In the listing below, find every line with the string "chart" and pull it out.

******************************

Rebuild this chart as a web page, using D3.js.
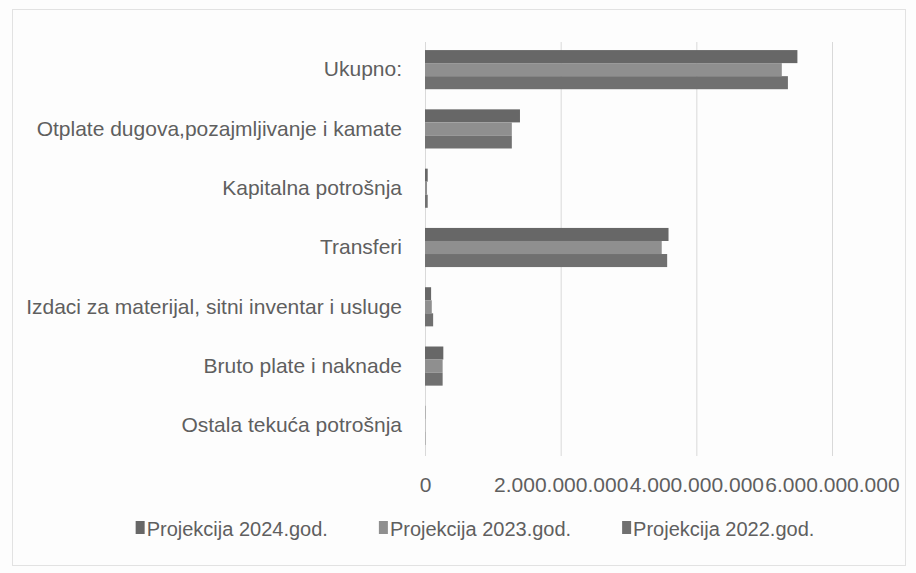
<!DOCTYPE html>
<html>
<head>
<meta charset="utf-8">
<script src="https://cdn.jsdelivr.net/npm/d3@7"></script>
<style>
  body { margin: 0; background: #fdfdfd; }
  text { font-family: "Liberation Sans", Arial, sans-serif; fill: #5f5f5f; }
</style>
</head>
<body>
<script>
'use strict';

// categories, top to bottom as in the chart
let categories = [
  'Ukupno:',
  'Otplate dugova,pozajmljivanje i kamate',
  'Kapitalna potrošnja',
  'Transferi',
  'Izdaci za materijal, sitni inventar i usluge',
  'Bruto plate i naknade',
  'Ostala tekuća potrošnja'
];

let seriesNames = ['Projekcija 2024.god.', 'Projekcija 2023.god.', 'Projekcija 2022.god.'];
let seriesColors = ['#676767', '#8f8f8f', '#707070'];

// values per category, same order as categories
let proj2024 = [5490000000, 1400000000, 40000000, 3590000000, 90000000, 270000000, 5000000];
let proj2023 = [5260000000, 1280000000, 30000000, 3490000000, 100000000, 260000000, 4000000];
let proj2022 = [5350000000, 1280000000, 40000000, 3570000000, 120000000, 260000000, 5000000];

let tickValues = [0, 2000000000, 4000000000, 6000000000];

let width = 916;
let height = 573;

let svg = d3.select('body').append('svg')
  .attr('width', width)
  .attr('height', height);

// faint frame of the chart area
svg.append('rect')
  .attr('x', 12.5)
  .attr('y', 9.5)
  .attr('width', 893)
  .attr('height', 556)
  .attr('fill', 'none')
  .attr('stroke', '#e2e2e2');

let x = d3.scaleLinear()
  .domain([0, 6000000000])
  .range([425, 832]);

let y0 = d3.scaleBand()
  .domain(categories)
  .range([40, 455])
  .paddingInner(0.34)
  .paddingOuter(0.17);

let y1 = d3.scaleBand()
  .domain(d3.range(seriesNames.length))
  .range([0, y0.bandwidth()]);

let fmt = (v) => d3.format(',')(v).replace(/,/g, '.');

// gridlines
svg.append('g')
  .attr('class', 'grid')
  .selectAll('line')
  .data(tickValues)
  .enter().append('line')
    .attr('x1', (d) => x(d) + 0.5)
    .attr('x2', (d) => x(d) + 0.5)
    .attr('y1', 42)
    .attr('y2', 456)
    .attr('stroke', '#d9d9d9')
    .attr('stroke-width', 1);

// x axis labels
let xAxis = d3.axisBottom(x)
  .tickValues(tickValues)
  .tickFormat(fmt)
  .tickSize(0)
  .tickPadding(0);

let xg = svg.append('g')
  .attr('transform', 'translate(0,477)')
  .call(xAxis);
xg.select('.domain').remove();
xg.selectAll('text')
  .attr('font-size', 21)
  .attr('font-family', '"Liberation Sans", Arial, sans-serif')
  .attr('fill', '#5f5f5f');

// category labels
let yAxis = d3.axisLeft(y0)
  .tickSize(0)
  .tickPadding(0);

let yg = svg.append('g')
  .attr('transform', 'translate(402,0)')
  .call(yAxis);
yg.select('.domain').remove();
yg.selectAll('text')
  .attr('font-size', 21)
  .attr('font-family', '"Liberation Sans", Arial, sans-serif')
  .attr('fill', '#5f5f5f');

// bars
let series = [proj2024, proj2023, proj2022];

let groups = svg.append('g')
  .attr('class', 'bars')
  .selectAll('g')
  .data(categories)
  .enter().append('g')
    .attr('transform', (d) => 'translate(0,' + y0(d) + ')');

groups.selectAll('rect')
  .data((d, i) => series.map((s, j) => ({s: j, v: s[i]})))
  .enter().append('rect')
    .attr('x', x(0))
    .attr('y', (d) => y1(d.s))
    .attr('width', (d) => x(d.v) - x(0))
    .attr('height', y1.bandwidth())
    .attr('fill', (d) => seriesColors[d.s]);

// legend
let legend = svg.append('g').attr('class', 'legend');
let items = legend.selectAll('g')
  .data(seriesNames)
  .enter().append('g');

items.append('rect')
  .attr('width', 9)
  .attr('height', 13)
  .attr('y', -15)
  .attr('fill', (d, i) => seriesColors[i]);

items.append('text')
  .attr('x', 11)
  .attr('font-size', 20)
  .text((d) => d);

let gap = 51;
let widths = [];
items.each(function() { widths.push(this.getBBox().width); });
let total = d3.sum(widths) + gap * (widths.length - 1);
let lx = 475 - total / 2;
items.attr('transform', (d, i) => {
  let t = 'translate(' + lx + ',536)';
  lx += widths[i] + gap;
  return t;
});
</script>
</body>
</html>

******************************

Answer for this exercise
Rebuild this chart as a web page, using D3.js.
// categories, top to bottom as in the chart
// faint frame of the chart area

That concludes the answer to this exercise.